Zemlainin
Chieftain
- Joined
- Mar 21, 2017
- Messages
- 35
I am a bit confused. It is an all of history simulator, from the tribe to space. Okay. But, it also has characters that age?
Timing wise, how will the early game even fit such an aspect? The way of Civ is to show those core early techhes developing over centuries by simply making the first few turns go over decades to a century at once.
will the character system only unlucky last the ancient age or will the characters are by turn no matter if said turn is supposed to be decades long, making it so a king may see the first fire, first wheel, first bronze age weapons and the rise of agriculture all within his lifetime?
Thanks for the great question — this is something we’ve spent a lot of time thinking through.
The Great Tribes uses a mixed-time progression model. In the early game, turns do cover large spans of time (sometimes decades), but characters do not age proportionally to turn duration. Instead, they age by a fixed rule — usually about 1 year per turn.
This allows us to keep the character system consistent across all eras. So no — a single king won’t witness the entire technological tree of early human development in one lifetime.

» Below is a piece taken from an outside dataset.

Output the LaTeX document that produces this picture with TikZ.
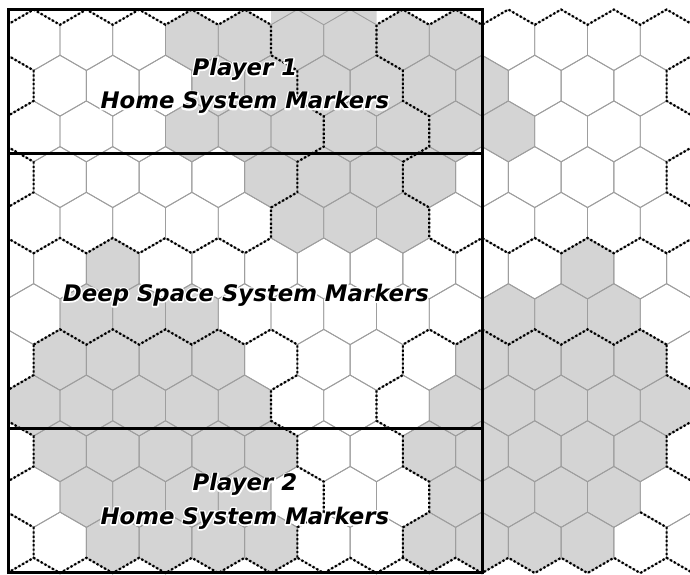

But: while the world evolves faster in the early game (just like in Civ), personal lifespans still unfold on a more realistic human scale. This creates interesting gameplay tension — your tribe may be discovering fire and agriculture rapidly, but your leader is still just one person, and might not live to see what comes next.
We use this dynamic to show how generations shape and inherit decisions over time. In the later eras, the turn length shortens, so the pacing of world events gradually synchronizes more closely with individual lifespans.
Let me know if you want more details on how this is balanced — happy to share more!